Research Project: Biocontrol of Aflatoxin and Other Mycotoxins in Maize Using Non-toxigenic Strains of Aspergillus flavus

Location: Biological Control of Pests Research

Title: Toxin production in soybean (Glycine max L.) plants with charcoal rot disease and by Macrophomina phaseolina, the fungus that causes the disease

item Abbas, Hamed
item Bellaloui, Nacer
item ACCINELLI, CESARE - University Of Bologna
item Smith, James - Rusty
item SHIER, WAYNE - University Of Minnesota

Submitted to: Toxins
Publication Type: Peer Reviewed Journal
Publication Acceptance Date: 10/29/2019
Publication Date: 11/6/2019
Citation: Abbas, H.K., Bellaloui, N., Accinelli, C., Smith, J.R., Shier, W.T. 2019. Toxin production in soybean (Glycine max L.) plants with charcoal rot disease and by Macrophomina phaseolina, the fungus that causes the disease. Toxins. 11(11):645.

Interpretive Summary: Charcoal rot disease is a major disease of soybean, particularly in the Mid-South region, where it has a major economic impact due to the in substantial yield losses it causes. Charcoal rot disease is caused by the mold, Macrophomina phaseolina, which has been the subject of field and laboratory studies to understand the mechanism it uses to infect soybean plant roots from the soil. These studies have established a role for the toxin botryodiplodin and other mycotoxins in the root infection process. These results could help provide information about the infection process that could identify the signal(s) the soybean plant releases and the fungus detects that let it know that a root target is available in the soil. Breeders may be able to discover soybean varieties that do not release the signal for toxin release by the fungus, thereby preventing infection and giving the soybean variety resistance to charcoal rot disease. The results from this study will provide useful information to the public and private sector research units including ARS, academia, and industrial grain producers.

Technical Abstract: Charcoal rot disease, caused by the fungus Macrophomina (M.) phaseolina, results in major economic losses in soybean production in southern USA. M. phaseolina has been proposed to use the toxin (-)-botryodiplodin in its root infection mechanism to create a necrotic zone in root tissue through which fungal hyphae can readily enter the plant.
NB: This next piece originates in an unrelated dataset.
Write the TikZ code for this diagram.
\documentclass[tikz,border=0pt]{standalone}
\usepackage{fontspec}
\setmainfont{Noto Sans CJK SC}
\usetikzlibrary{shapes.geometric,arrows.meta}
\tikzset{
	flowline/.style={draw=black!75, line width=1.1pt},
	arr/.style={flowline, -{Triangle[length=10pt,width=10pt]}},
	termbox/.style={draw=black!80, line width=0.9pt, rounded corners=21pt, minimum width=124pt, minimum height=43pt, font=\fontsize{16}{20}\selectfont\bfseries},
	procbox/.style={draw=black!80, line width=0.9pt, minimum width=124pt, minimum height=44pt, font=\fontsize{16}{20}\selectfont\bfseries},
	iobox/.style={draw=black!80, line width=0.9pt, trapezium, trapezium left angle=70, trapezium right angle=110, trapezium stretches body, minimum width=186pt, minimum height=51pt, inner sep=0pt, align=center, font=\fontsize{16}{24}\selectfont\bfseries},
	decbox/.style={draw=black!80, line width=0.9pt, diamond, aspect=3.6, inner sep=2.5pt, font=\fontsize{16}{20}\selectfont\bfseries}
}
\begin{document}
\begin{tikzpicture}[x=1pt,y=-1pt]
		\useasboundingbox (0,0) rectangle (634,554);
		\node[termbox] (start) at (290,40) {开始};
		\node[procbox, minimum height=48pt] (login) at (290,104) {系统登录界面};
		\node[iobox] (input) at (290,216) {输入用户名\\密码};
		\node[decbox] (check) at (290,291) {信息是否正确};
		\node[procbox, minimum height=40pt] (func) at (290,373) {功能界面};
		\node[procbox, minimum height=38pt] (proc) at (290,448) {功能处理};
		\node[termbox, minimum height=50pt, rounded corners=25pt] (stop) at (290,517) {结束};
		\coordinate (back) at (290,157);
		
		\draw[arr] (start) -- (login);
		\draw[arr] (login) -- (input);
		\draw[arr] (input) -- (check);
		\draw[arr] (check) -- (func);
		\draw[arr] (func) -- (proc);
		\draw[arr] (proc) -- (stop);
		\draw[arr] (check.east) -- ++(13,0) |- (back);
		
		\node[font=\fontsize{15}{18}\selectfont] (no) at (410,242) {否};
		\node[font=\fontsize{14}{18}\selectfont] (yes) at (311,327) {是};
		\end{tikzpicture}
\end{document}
The majority (51.4%) of M. phaseolina isolates from plants with charcoal rot disease, produced a wide range of (-)-botryodiplodin concentrations in culture medium (0.14-6.11 µg/mL); 37.8% produced traces below the LOQ limit (0.01 µg/mL); and 10.8% produced no detectable (-)-botryodiplodin. Some culture media with traces or no (-)-botryodiplodin were nevertheless strongly phytotoxic in soybean leaf disc cultures, consistent with production of other unidentified toxin(s). Widely ranging (-)-botryodiplodin levels (traces to 3.14 µg/g) were also observed in roots, but not aerial parts, of soybean plants naturally infected with charcoal rot disease. This is the first report of (-)-botryodiplodin in tissues of plants with charcoal rot disease. No phaseolinone production was detected in M. phaseolina culture media or naturally-infected soybean tissues. These results are consistent with (-)-botryodiplodin playing a role in the pathology of some, but not all, M. phaseolina isolates from soybeans with charcoal rot disease in southern USA.